When neither person understands themselves, this dynamic is almost doomed. It feeds off projection, off unconscious fears, off deeply ingrained wounds that neither partner knows how to address. Mars fights to be seen, Saturn fights to be safe, and both leave scars on each other that neither intended to inflict. This is why astrologers warn about this contact so much—because without awareness, it runs on pure instinct, and instinct in this case leads straight to suffering.

But awareness changes everything. Because as much as this connection can be painful, it can also be extraordinarily honest. Mars-Saturn relationships, when handled with effort and understanding, have the rare ability to cut through illusions, especially around sex, desire, and power. Mars, unfiltered and direct, forces Saturn to confront what it is afraid of. Saturn, steady and deep, forces Mars to think before acting, to understand the weight of passion rather than just indulging in it. This contact, if worked on, can create a relationship where both people see themselves completely—not just the easy, likable parts, but the hidden fears, the suppressed needs, the uncomfortable truths.

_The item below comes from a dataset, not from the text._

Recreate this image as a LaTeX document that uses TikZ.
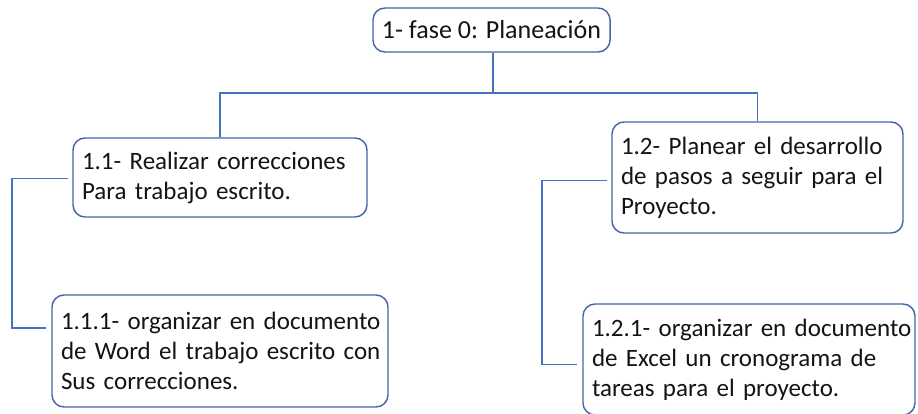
\documentclass[tikz,border=0pt]{standalone}
\usepackage{fontspec}
\setmainfont{Carlito}
\definecolor{boxline}{RGB}{68,100,165}
\definecolor{connline}{RGB}{68,114,196}
\definecolor{txt}{RGB}{20,20,20}
\newcommand{\oneline}[1]{\mbox{#1}}
\begin{document}
\begin{tikzpicture}[x=1pt,y=-1pt,
  box/.style={draw=boxline, line width=1.4pt, rounded corners=12pt, fill=white,
    text=txt, font=\fontsize{25}{30}\selectfont, inner xsep=9pt, inner ysep=0pt,
    align=left},
  conn/.style={draw=connline, line width=1.8pt}]
\useasboundingbox (0,0) rectangle (918,413);
\fill[white] (0,0) rectangle (918,413);
\node[box, align=center, font=\fontsize{26}{30}\selectfont, minimum width=233pt, minimum height=44pt] (root) at (491.5,30) {1- fase 0: Planeación};
\node[box, text width=276pt, minimum height=79pt] (n11) at (220,177.5) {\oneline{1.1- Realizar correcciones}\\\oneline{Para trabajo escrito.}};
\node[box, text width=273pt, minimum height=111pt] (n12) at (757.5,177.5) {\oneline{1.2- Planear el desarrollo}\\\oneline{de pasos a seguir para el}\\\oneline{Proyecto.}};
\node[box, text width=318pt, minimum height=112pt] (n111) at (220,351) {\oneline{1.1.1- organizar en documento}\\\oneline{de Word el trabajo escrito con}\\\oneline{Sus correcciones.}};
\node[box, text width=314pt, minimum height=111pt] (n121) at (749,359.5) {\oneline{1.2.1- organizar en documento}\\\oneline{de Excel un cronograma de}\\\oneline{tareas para el proyecto.}};
\coordinate (bus) at (493,93);
\draw[conn] (root.south -| bus) -- (bus);
\draw[conn] (n11.north) -- (n11.north |- bus) -- (n12.north |- bus) -- (n12.north);
\draw[conn, shorten <=4pt, shorten >=5pt] ([yshift=-1pt]n11.west) -- ++(-60,0) |- ([yshift=23pt]n111.west);
\draw[conn, shorten <=4pt, shorten >=5pt] ([yshift=-3pt]n12.west) -- ++(-69,0) |- ([yshift=-5pt]n121.west);
\end{tikzpicture}
\end{document}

It doesn’t come without effort, without facing shadows, without moments of deep discomfort. But if both people are willing to work with it—if Saturn can risk feeling, and Mars can risk patience—then what starts as an unbearable struggle can transform into something unshakable. Not an easy love, not a soft or simple one, but a real one, where both people emerge stronger, wiser, and far more self-aware than they ever were before.